Planning your retirement, sorting out life assurance and deciding where best to invest your surplus money can be a minefield. We often have to lean on the professional financial advisors for help, but are these advisors really rooting for you or trying to make a quick buck off you?
In this blog post, I will point out the different types of advisors and why they might not always have your best interests at heart. As well as this, how you can get the most out of your meeting with your financial advisor.
Know who you are talking to
Financial advisors come in all shapes and sizes. Based on the agreements they have signed with providers, Some advisors will only want to push you down the same route of going with the provider that will pay them a commission. Even if there are better financial products out there for you.
The CCPC have put together a nice table describing the different types of financial advisors; Multi-agency intermediaries, authorised advisors, tied agents and mixed status advisers.
Financial Advisors or Salesman in Disguise?
In a lot of cases, the financial advisor you are talking to is incentivised to sell you as many financial products as they possibly can. In fact, many financial advisors’ remuneration packages are hugely dependent on their sales numbers.
I went on Irishjobs.ie to find a position that illustrates this point perfectly. This role I have selected looks to have a base salary of €40k per annum, with the potential to make up to €70k or higher depending on sales commissions and bonuses earned.
You need to have this in the back of your mind when you are selecting a financial advisor as well as when you are being offered products are services by any advisor. You could be potentially led into signing up for a financial product by someone who does not have your best interests at heart.
Don’t be afraid to ask the tough questions.
– What is the relationship with the provider of these products?
– Do you earn a commission if I go with your advice?
It is pretty scandalous that you even have to worry about impartiality when you are talking to advisors that are regulated by the central bank, but this is the world we live in.
To make sure you are getting completely impartial advice, it is best to go with a ‘fair analysis adviser’ that will look at all available products on the market for pensions, life assurance, savings and investments.
How Much should a Financial advisor cost?
It can be difficult to part with money, but you do really get what you pay for.
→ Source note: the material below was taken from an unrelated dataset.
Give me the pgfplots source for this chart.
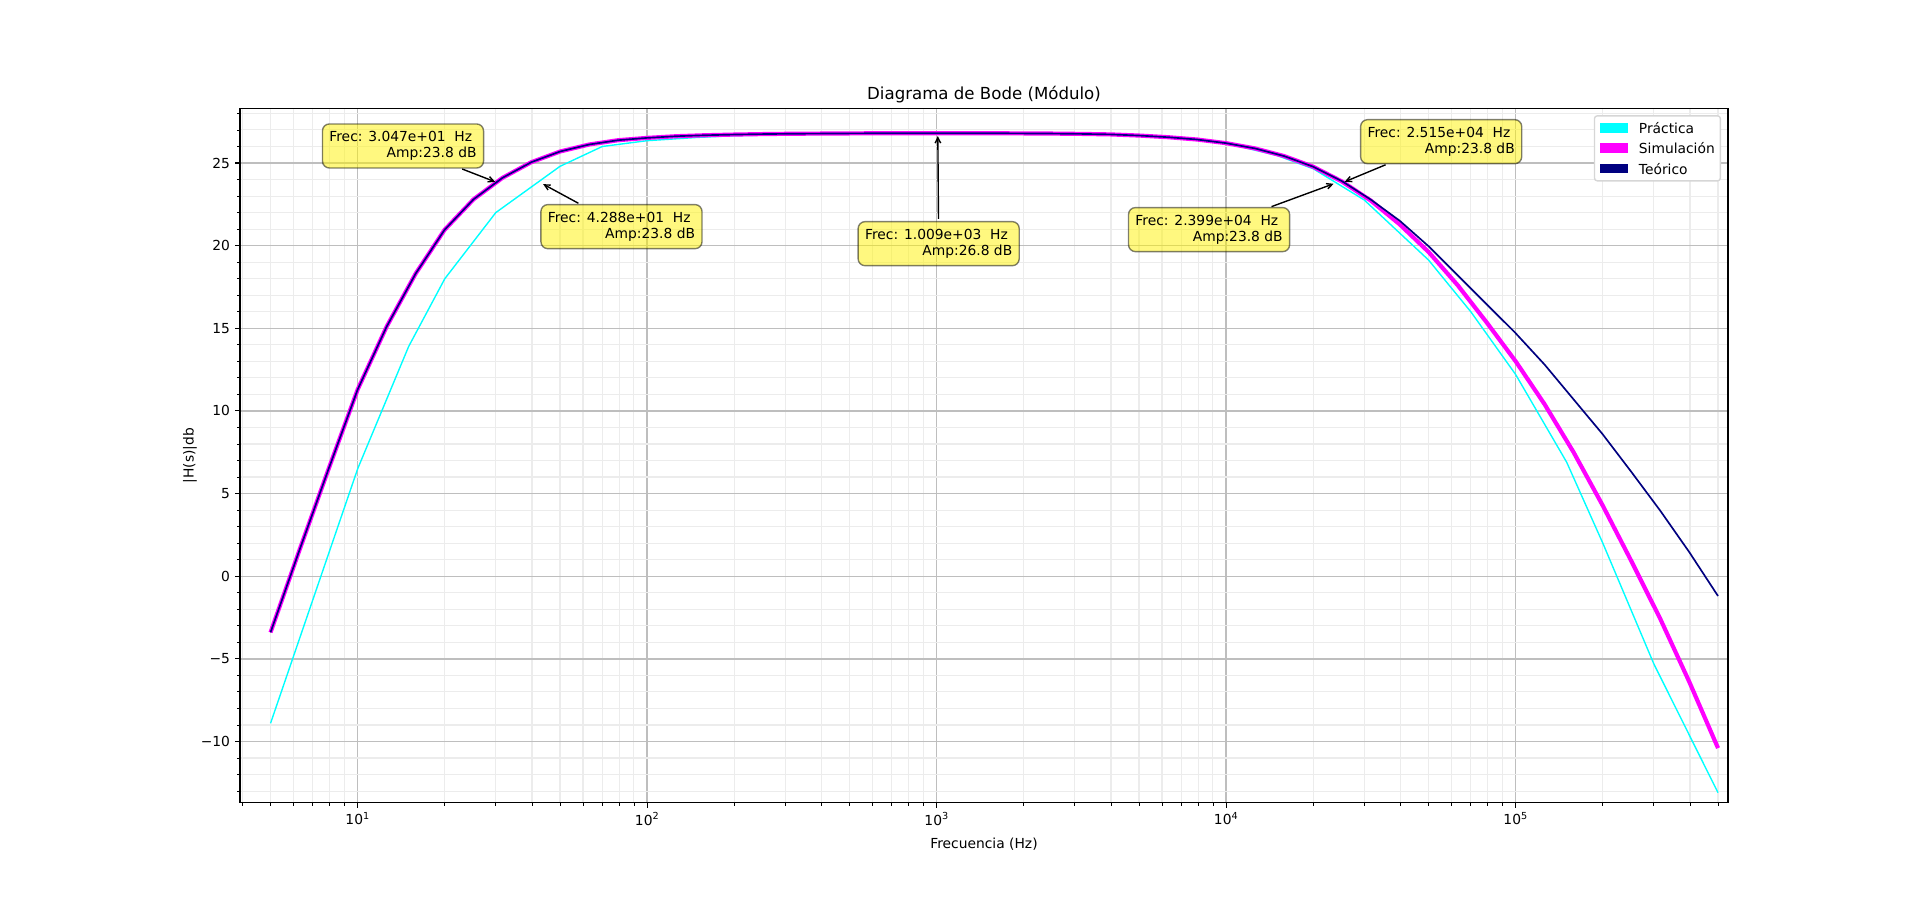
\documentclass[border=0pt]{standalone}
\usepackage{fontspec}
\setmainfont{DejaVu Sans}
\usepackage{pgfplots}
\pgfplotsset{compat=1.18}
\usetikzlibrary{arrows.meta}

\definecolor{practica}{RGB}{0,255,255}
\definecolor{simul}{RGB}{255,0,255}
\definecolor{teorico}{RGB}{0,0,128}
\definecolor{majgrid}{RGB}{190,190,190}
\definecolor{mingrid}{RGB}{236,236,236}
\definecolor{legedge}{RGB}{214,214,214}

\tikzset{
  annot/.style={draw=black, draw opacity=0.5, fill=yellow, fill opacity=0.5, text opacity=1,
    rounded corners=5bp, line width=1bp, inner xsep=5bp, inner ysep=5.4bp, outer sep=0pt,
    align=right, font=\fontsize{10}{11.5}\selectfont},
  annarrow/.style={-{Straight Barb[length=4bp,width=4bp]}, line width=1bp, black,
    shorten <=2bp, shorten >=2bp}
}

\begin{document}
\begin{tikzpicture}[font=\fontsize{10}{12}\selectfont]
\useasboundingbox (0,0) rectangle (1382.4bp,649.44bp);
\begin{axis}[
  name=ax, at={(172.8bp,71.42bp)}, anchor=south west,
  scale only axis, width=1071.36bp, height=500.1bp,
  xmode=log, xmin=3.922, xmax=5.413e5, ymin=-13.71, ymax=28.315,
  clip mode=individual,
  xtick={10,100,1000,10000,100000},
  xticklabels={10\textsuperscript{1},10\textsuperscript{2},10\textsuperscript{3},10\textsuperscript{4},10\textsuperscript{5}},
  minor xtick={4,5,6,7,8,9,20,30,40,50,60,70,80,90,200,300,400,500,600,700,800,900,2000,3000,4000,5000,6000,7000,8000,9000,20000,30000,40000,50000,60000,70000,80000,90000,200000,300000,400000,500000},
  ytick={-10,-5,0,5,10,15,20,25},
  yticklabels={−10,−5,0,5,10,15,20,25},
  minor ytick={-13,-12,-11,-9,-8,-7,-6,-4,-3,-2,-1,1,2,3,4,6,7,8,9,11,12,13,14,16,17,18,19,21,22,23,24,26,27,28},
  grid=both,
  major grid style={draw=majgrid, line width=1bp},
  minor grid style={draw=mingrid, line width=0.8bp},
  tick align=outside, xtick pos=bottom, ytick pos=left,
  major tick length=3.5bp, minor tick length=2bp,
  tick style={black, line width=0.8bp},
  minor tick style={line width=0.6bp},
  axis line style={line width=0.8bp, black},
  xticklabel style={anchor=north, inner sep=0bp, yshift=-3.5bp},
  yticklabel style={anchor=east, inner sep=0bp, xshift=-3.5bp},
  legend style={at={(1,1)}, anchor=north east, xshift=-5bp, yshift=-5bp,
    draw=legedge, line width=1bp, fill=white, rounded corners=2bp,
    inner xsep=4bp, inner ysep=3.8bp, row sep=4.6bp,
    font=\fontsize{10}{12}\selectfont,
    nodes={inner sep=0bp, text height=9bp, text depth=1bp},
    /tikz/column 1/.style={column sep=8bp}},
  legend cell align=left,
  legend image code/.code={\fill[sharp corners, draw=none] (0bp,-3.5bp) rectangle (20bp,3.5bp);},
]
\addplot[color=practica, line width=1bp, line join=round] table[row sep=\\] {
f v\\
5 -8.9\\ 10 6.5\\ 15 13.9\\ 20 18.0\\ 30 22.0\\ 50 24.8\\ 70 26.0\\ 100 26.35\\
150 26.55\\ 200 26.65\\ 300 26.72\\ 500 26.75\\ 700 26.77\\ 1000 26.78\\ 2000 26.78\\
3000 26.76\\ 5000 26.65\\ 7000 26.5\\ 10000 26.2\\ 15000 25.45\\ 20000 24.65\\
30000 22.76\\ 50000 19.13\\ 70000 16.0\\ 100000 12.2\\ 150000 6.9\\ 200000 2.0\\
300000 -5.3\\ 500000 -13.1\\
};
\addlegendentry{Práctica}
\addplot[color=simul, line width=3bp, line join=round] table[row sep=\\] {
f v\\
5 -3.4\\ 6.3 1.6\\ 7.94 6.5\\ 10 11.3\\ 12.59 15.1\\ 15.85 18.3\\ 19.95 20.95\\
25.12 22.8\\ 31.62 24.1\\ 39.81 25.05\\ 50.12 25.7\\ 63.1 26.12\\ 79.43 26.38\\
100 26.52\\ 125.9 26.62\\ 158.5 26.68\\ 199.5 26.72\\ 251.2 26.75\\ 316.2 26.77\\
398.1 26.78\\ 501.2 26.79\\ 631 26.8\\ 794.3 26.8\\ 1000 26.8\\ 1259 26.8\\
1585 26.8\\ 1995 26.79\\ 2512 26.78\\ 3162 26.76\\ 3981 26.73\\ 5012 26.66\\
6310 26.56\\ 7943 26.42\\ 10000 26.2\\ 12589 25.88\\ 15849 25.42\\ 19953 24.78\\
25119 23.88\\ 31623 22.72\\ 39811 21.28\\ 50119 19.6\\ 63096 17.6\\ 79433 15.35\\
100000 13.0\\ 125893 10.4\\ 158489 7.5\\ 199526 4.3\\ 251189 0.9\\ 316228 -2.6\\
398107 -6.4\\ 500000 -10.4\\
};
\addlegendentry{Simulación}
\addplot[color=teorico, line width=1.2bp, line join=round] table[row sep=\\] {
f v\\
5 -3.4\\ 6.3 1.6\\ 7.94 6.5\\ 10 11.3\\ 12.59 15.1\\ 15.85 18.3\\ 19.95 20.95\\
25.12 22.8\\ 31.62 24.1\\ 39.81 25.05\\ 50.12 25.7\\ 63.1 26.12\\ 79.43 26.38\\
100 26.52\\ 125.9 26.62\\ 158.5 26.68\\ 199.5 26.72\\ 251.2 26.75\\ 316.2 26.77\\
398.1 26.78\\ 501.2 26.79\\ 631 26.8\\ 794.3 26.8\\ 1000 26.8\\ 1259 26.8\\
1585 26.8\\ 1995 26.79\\ 2512 26.78\\ 3162 26.76\\ 3981 26.73\\ 5012 26.66\\
6310 26.56\\ 7943 26.42\\ 10000 26.2\\ 12589 25.88\\ 15849 25.42\\ 19953 24.78\\
25119 23.9\\ 31623 22.78\\ 39811 21.5\\ 50119 19.95\\ 63096 18.2\\ 79433 16.45\\
100000 14.7\\ 125893 12.8\\ 158489 10.7\\ 199526 8.6\\ 251189 6.3\\ 316228 3.95\\
398107 1.45\\ 500000 -1.2\\
};
\addlegendentry{Teórico}

\node[annot] (b1) at (axis cs:14.34,26.03) {Frec: 3.047e+01~~Hz\rule{3.2bp}{0pt}\\Amp:23.8 dB};
\draw[annarrow] (b1) -- (axis cs:30.47,23.8);
\node[annot] (b2) at (axis cs:81.5,21.15) {Frec: 4.288e+01~~Hz\rule{3.2bp}{0pt}\\Amp:23.8 dB};
\draw[annarrow] (b2) -- (axis cs:42.88,23.8);
\node[annot] (b5) at (axis cs:1016,20.12) {Frec: 1.009e+03~~Hz\rule{3.2bp}{0pt}\\Amp:26.8 dB};
\draw[annarrow] (b5) -- (axis cs:1009,26.8);
\node[annot] (b4) at (axis cs:8729,20.97) {Frec: 2.399e+04~~Hz\rule{3.2bp}{0pt}\\Amp:23.8 dB};
\draw[annarrow] (b4) -- (axis cs:23990,23.8);
\node[annot] (b3) at (axis cs:55290,26.29) {Frec: 2.515e+04~~Hz\rule{3.2bp}{0pt}\\Amp:23.8 dB};
\draw[annarrow] (b3) -- (axis cs:25150,23.8);
\end{axis}
\node[anchor=base, inner sep=0pt, font=\fontsize{12}{14.4}\selectfont] at ([yshift=6bp]ax.north) {Diagrama de Bode (Módulo)};
\node[inner sep=0pt] at ([yshift=-29.45bp]ax.south) {Frecuencia (Hz)};
\node[inner sep=0pt, rotate=90] at ([xshift=-36.1bp]ax.west) {|H(s)|db};
\end{tikzpicture}
\end{document}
The more you spend on your session to get a quality financial advisor that will give you completely impartial advice could save you thousands and thousands over your life time.
The price you will pay for a financial advisor will hinge on your specific needs.
If you are just looking for advice solely on just one specific item then this will be at the lower end and if you need a full financial MOT then you will likely need more than one meeting and more ongoing support which increases the price.
One example we can have a look at for a guide price is Eoin McGee’s Prosperous Financial (you might know him off the telly).
A one off meeting for advice on a specific topic will cost €299. Whereas if you want to get a full financial plan tailormade for you this will set you back €2,500. It may sound like it is a little bit on the pricey side but you can be guaranteed you are not being sold anything and just getting good honest, impartial advice.
It may not feel like it at the time but spending that bit extra can save you a tonne of money down the line.
How to get the most value out of your meeting with your Financial Advisor/Planner
Getting value you get out of the session you have arranged with your financial advisor will depend on how much prep work you complete yourself – your advisor can only go on what information you give them so the more prepared you are the better and more valuable the experience.
A couple of items you should prepare before going into your meeting with your financial advisor:
- Analyse your monthly spend to see where the majority of your income goes as well as how much you are saving.
- Details of your pension scheme if any and how much you are contributing. When do you want to retire? Do you want to take a mini-retirement?
- Decide what are your most important financial goals – retiring early, buying a home, saving for a child’s education.
- Do you have income protection? If not is it something you should consider?
- Are you currently putting to work? Bring along a copy of your investment portfolio and its performance to date.
An advisor will be able to help you come up with a plan to help you get on the road to achieving your goals, but this will only be possible when you have spent time deciding what is most important to you.
Disclaimer: This blog post is for informational and educational purposes only and should not be construed as financial advice.